For example, I’m on BA770 to Oslo at 8:15 pm. But when I’m hovering, this flight displays as ‘JL7711’ instead – being the Japan Airlines codeshare. If you’re a confident traveller, skimming the board for your destination and departure time should be enough to find your flight. Of course, as long as there’s not a duplicate.

Wi-Fi is available throughout the lounge, but speeds are paltry. My tests – taken when the lounge is almost empty – reveal download speeds averaging a mere 4.78Mbps. Uploads are even worse, averaging 4.69Mbps. I’d hate to think how this would shape up when the lounge is bustling before QF2 and QF10.

Curious, I switch over to Heathrow’s own free Wi-Fi network to compare speeds. On that service, downloads average 100Mbps – more than 20 times faster than Qantas’ lounge network.

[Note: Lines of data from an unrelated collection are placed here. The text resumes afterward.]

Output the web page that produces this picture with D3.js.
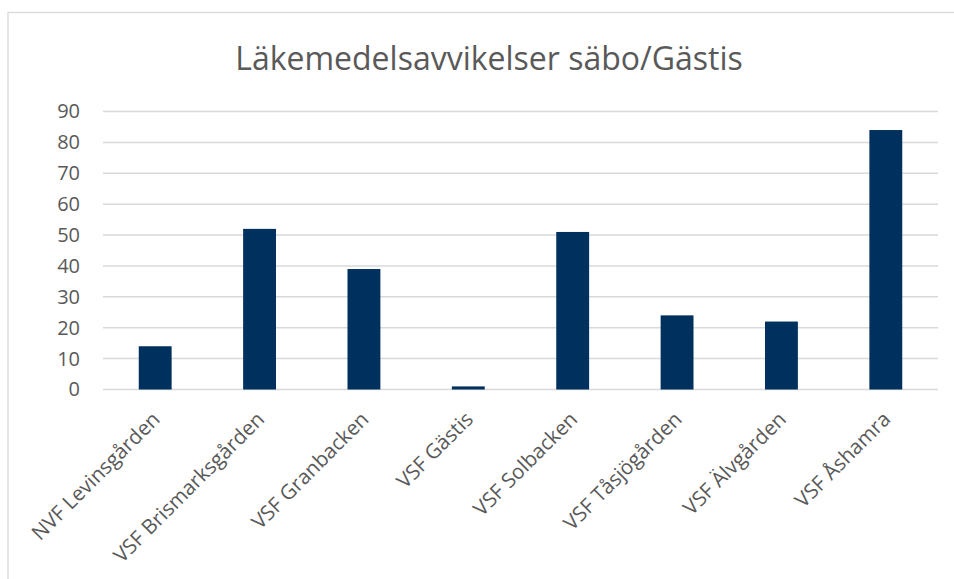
<!DOCTYPE html>
<html>
<head>
<meta charset="utf-8">
<script src="https://cdn.jsdelivr.net/npm/d3@7"></script>
<style>
  body { margin: 0; background: #fff; }
  text { font-family: "Open Sans", sans-serif; fill: #595959; }
</style>
</head>
<body>
<div id="chart"></div>
<script>
// Data
const categories = [
  "NVF Levinsgården",
  "VSF Brismarksgården",
  "VSF Granbacken",
  "VSF Gästis",
  "VSF Solbacken",
  "VSF Tåsjögården",
  "VSF Älvgården",
  "VSF Åshamra",
];
const values = [14, 52, 39, 1, 51, 24, 22, 84];
const yTicks = [0, 10, 20, 30, 40, 50, 60, 70, 80, 90];
const title = "Läkemedelsavvikelser säbo/Gästis";

const barColor = "#00305e";
const gridColor = "#d9d9d9";

// Dimensions
const width = 954;
const height = 579;
const plot = { left: 103, right: 938, top: 111.5, bottom: 389.5 };

const svg = d3
  .select("#chart")
  .append("svg")
  .attr("width", width)
  .attr("height", height);

// Chart area border
svg
  .append("rect")
  .attr("x", 8)
  .attr("y", 12.5)
  .attr("width", width + 20)
  .attr("height", height + 20)
  .attr("fill", "none")
  .attr("stroke", gridColor)
  .attr("stroke-width", 1.3);

// Scales
const x = d3
  .scaleBand()
  .domain(categories)
  .range([plot.left, plot.right])
  .paddingInner(0)
  .paddingOuter(0);
const barWidth = x.bandwidth() * 0.315;

const y = d3.scaleLinear().domain([0, 90]).range([plot.bottom, plot.top]);

// Gridlines
svg
  .append("g")
  .selectAll("line")
  .data(yTicks)
  .join("line")
  .attr("x1", plot.left)
  .attr("x2", plot.right)
  .attr("y1", (d) => y(d))
  .attr("y2", (d) => y(d))
  .attr("stroke", gridColor)
  .attr("stroke-width", 1.5);

// Y axis labels
const yAxis = d3.axisLeft(y).tickValues(yTicks).tickSize(0).tickPadding(0);
const yG = svg
  .append("g")
  .attr("transform", `translate(${plot.left - 23},0)`)
  .call(yAxis);
yG.select(".domain").remove();
yG.selectAll("text")
  .attr("font-size", 20)
  .attr("font-family", "Open Sans, sans-serif")
  .attr("fill", "#595959");

// Bars
svg
  .append("g")
  .selectAll("rect")
  .data(values)
  .join("rect")
  .attr("x", (d, i) => x(categories[i]) + x.bandwidth() / 2 - barWidth / 2)
  .attr("y", (d) => y(d))
  .attr("width", barWidth)
  .attr("height", (d) => y(0) - y(d))
  .attr("fill", barColor);

// X labels, rotated
svg
  .append("g")
  .selectAll("text")
  .data(categories)
  .join("text")
  .attr("text-anchor", "end")
  .attr("font-size", 20.5)
  .attr(
    "transform",
    (d) => `translate(${x(d) + x.bandwidth() / 2 + 6},${plot.bottom + 31}) rotate(-45)`
  )
  .text((d) => d);

// Title
svg
  .append("text")
  .attr("x", 489)
  .attr("y", 70)
  .attr("text-anchor", "middle")
  .attr("font-size", 32)
  .text(title);
</script>
</body>
</html>
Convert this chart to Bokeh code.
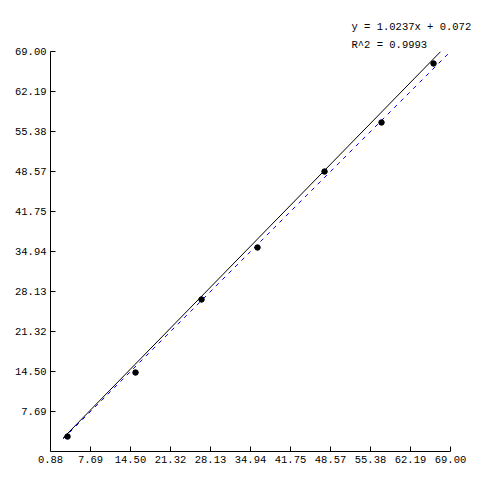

Uploads are even zippier on Heathrow’s free Wi-Fi. Or to be precise, over 23 times as fast as the Qantas lounge, at 112Mbps.

Qantas is known for its fast Wi-Fi in other lounges, but for now, the speeds in London are a real let-down. It’s hard to imagine why travellers would knowingly use Qantas’ own Wi-Fi, when there’s a free and much faster alternative.

Accessing the Qantas International London Lounge

The Qantas International London Lounge doesn’t only cater for passengers on Qantas flights. Its location and Qantas’ partnerships make it possible to visit when travelling from London on a whole host of airlines.

Welcome desk at The Qantas International London Lounge
You can access this lounge by cabin class, status, memberships, one-off passes or even pay for entry. [Image courtesy of Qantas]

In fact, if you’re willing to pay, it doesn’t matter which airline you’re on. Here’s how to get inside.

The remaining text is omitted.